Re: [PATCH 5/7] thermal: intel: hfi: Enable notification interrupt

Srinivas Pandruvada <srinivas.pandruvada@xxxxxxxxxxxxxxx> · Tue, 09 Nov 2021 04:54:08 -0800

On Tue, 2021-11-09 at 09:48 +0100, Peter Zijlstra wrote:
> On Mon, Nov 08, 2021 at 06:26:13PM -0800, Ricardo Neri wrote:
> > On Mon, Nov 08, 2021 at 10:07:40AM +0100, Peter Zijlstra wrote:
> > > On Fri, Nov 05, 2021 at 06:33:10PM -0700, Ricardo Neri wrote:
> 
> > > > +static void hfi_update_work_fn(struct work_struct *work)
> > > > +{
> > > > +       struct hfi_instance *hfi_instance;
> > > > +
> > > > +       hfi_instance = container_of(to_delayed_work(work),
> > > > struct hfi_instance,
> > > > +                                   update_work);
> > > > +       if (!hfi_instance)
> > > > +               return;
> > > > +
> > > > +       /* TODO: Consume update here. */
> > > 
> > >         // this here uses ->event_lock to serialize against the
> > >         // interrupt below changing the data...
> > 
> > Anyone reading the HFI table would need to take ->event_lock.
> 
> Right.. that implies ->event_lock can be taken while there is no
> interrupt active, which then necessitates the additional lock.
> 
Correct.
With the raw_spin_trylock() optimization, we will need additional lock.
So need another lock to protect hfi_instance->table_base.

> > > > +}
> > > > +
> > > > +void intel_hfi_process_event(__u64 pkg_therm_status_msr_val)
> > > > +{
> > > > +       struct hfi_instance *hfi_instance;
> > > > +       int cpu = smp_processor_id();
> > > > +       struct hfi_cpu_info *info;
> > > > +       unsigned long flags;
> > > > +       u64 timestamp;
> > > > +
> > > > +       if (!pkg_therm_status_msr_val)
> > > > +               return;
> > > > +
> > > > +       info = &per_cpu(hfi_cpu_info, cpu);
> > > > +       if (!info)
> > > > +               return;
> > > > 

[...]

> > > > +       memcpy(hfi_instance->table_base, hfi_instance-
> > > > >hw_table,
> > > > +              hfi_features.nr_table_pages << PAGE_SHIFT);
> 
> I think we actually need to release ->interrupt_lock here, *before*
> the
> WRMSR that ACKs the HFI update.

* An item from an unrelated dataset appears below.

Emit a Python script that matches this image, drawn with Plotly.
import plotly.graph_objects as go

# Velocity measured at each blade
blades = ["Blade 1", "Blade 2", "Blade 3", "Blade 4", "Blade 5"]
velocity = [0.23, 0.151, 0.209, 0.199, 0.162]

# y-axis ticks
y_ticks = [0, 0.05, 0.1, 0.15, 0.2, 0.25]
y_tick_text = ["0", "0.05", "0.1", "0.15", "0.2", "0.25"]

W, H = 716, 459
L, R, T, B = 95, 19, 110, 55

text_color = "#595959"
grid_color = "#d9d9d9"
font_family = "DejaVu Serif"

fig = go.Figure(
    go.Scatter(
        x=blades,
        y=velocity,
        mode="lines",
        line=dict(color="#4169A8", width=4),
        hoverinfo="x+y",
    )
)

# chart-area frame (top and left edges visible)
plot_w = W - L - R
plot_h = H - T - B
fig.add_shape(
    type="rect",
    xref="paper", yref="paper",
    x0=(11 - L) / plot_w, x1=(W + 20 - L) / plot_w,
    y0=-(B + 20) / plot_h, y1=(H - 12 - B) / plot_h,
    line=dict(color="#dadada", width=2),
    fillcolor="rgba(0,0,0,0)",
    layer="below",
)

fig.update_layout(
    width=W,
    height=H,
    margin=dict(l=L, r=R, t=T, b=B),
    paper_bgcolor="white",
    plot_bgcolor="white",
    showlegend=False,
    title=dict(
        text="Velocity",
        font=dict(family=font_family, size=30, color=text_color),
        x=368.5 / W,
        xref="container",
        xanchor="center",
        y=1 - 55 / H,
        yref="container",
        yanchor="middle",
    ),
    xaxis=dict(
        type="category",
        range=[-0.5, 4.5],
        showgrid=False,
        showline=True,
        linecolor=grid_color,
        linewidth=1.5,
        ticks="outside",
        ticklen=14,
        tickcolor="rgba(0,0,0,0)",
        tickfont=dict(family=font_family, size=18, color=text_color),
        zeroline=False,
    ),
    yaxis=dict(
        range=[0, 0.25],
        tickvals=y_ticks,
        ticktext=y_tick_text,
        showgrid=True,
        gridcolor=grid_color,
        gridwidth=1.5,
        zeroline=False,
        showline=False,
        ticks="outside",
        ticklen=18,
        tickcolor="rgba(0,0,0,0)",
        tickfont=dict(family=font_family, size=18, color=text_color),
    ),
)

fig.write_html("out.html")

Because I think the moment that WRMSR
> goes through we can get another interrupt, and that *must* not find
> ->interrupt_lock taken, otherwise it will not process the update
> etc..
> leading to lost interrupts.

Correct.
Once we use raw_spin_trylock() change suggested above, then we need to
release lock here.

Thanks,
Srinivas

> 

> > > > +       /*
> > > > +        * Let hardware and other CPUs know that we are done
> > > > reading the HFI
> > > > +        * table and it is free to update it again.
> > > > +        */
> > > > +       pkg_therm_status_msr_val &= THERM_STATUS_CLEAR_PKG_MASK
> > > > &
> > > > +                                  
> > > > ~PACKAGE_THERM_STATUS_HFI_UPDATED;
> > > > +       wrmsrl(MSR_IA32_PACKAGE_THERM_STATUS,
> > > > pkg_therm_status_msr_val);
> > > > +       schedule_delayed_work(&hfi_instance->update_work,
> > > > HFI_UPDATE_INTERVAL);
> > > > +
> > > > +unlock_spinlock:
> > > > +       raw_spin_unlock_irqrestore(&hfi_instance->event_lock,
> > > > flags);
> > > 
> > >         raw_spin_unlock(&hfi_instance->interrupt_lock);
> > 
> > ... and here we release both locks.
> 
> See above.